La France, l’Alsace peuvent être fiers de tels fils ». En mai 1945, la famille reçut une lettre du curé de Manching zu Ingolstadt, Otto Frey, qui avait assisté Jacques dans ses derniers jours à la prison. En 1950, la famille fit rapatrier le cercueil au cimetière de la Robertsau. Jacques Knecht y repose dans la tombe familiale. Jacques aura donc été inhumé 3 fois : par les allemands dans une fosse commune, par le curé Otto Frey qui ramena quelques semaines plus tard le cercueil dans le cimetière à Ingolstadt, et enfin au cimetière nord à la Robertsau dans la tombe familiale. Il fut reconnu Mort pour la France et porte le titre de « Déporté Résistant ». Il fut décoré de la Médaille militaire, de la Croix de guerre avec Palmes et de la Médaille de la Résistance française.

Son frère René Knecht est né le 25.10.1925.
A 17 ans il est affecté au Reichsarbeitsdienst à Karlsruhe et après trois mois de formation au nazisme, il est incorporé dans la Wehrmacht et envoyé sur le front de l’Est.

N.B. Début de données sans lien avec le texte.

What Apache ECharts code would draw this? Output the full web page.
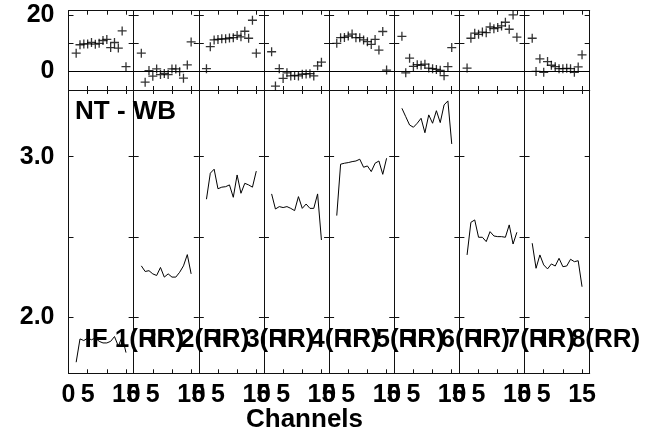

Porté disparu sous l’uniforme allemand en Hongrie à Puspokladany, le 5 octobre 1944, 17 jours avant ses 19 ans, au cours d’une offensive des troupes soviétiques. Peu de jours avant sa mort, il avait écrit à sa famille, le 5/10/44, en commençant sa lettre par « Erde » « quelque part sur la terre », ignorant où le destin l’avait amené. Chère maman ne te fait pas de soucis pour moi, tu sais comment c’est la guerre ! Cette lettre je l’écris appuyé sur le col d’un alsacien. Nous avons assez à manger, les villageois sont partis et les animaux se promènent dans les rues. On peut manger ce qu’on veut et bientôt cette guerre sera terminée. Depuis deux jours je dors dans un fossé mais nous avons l’habitude. Je termine dans l’espoir de vous revoir bientôt.
Et en bas de la page il rajoute Jacqueline je reviens bientôt. Le 8 octobre (3 jours plus tard) ils sont attaqués par des tanks et mitrailleuses russes. René est porté disparu en Hongrie à Puspokladany. C’est un courrier du chef de la Batterie qui annonce à ses parents la disparition du camarade canonnier René Knecht.

En 2013, à l’initiative du maire d’alors Roland Ries, une rue à la Robertsau a été nommée Jacques et René Knecht.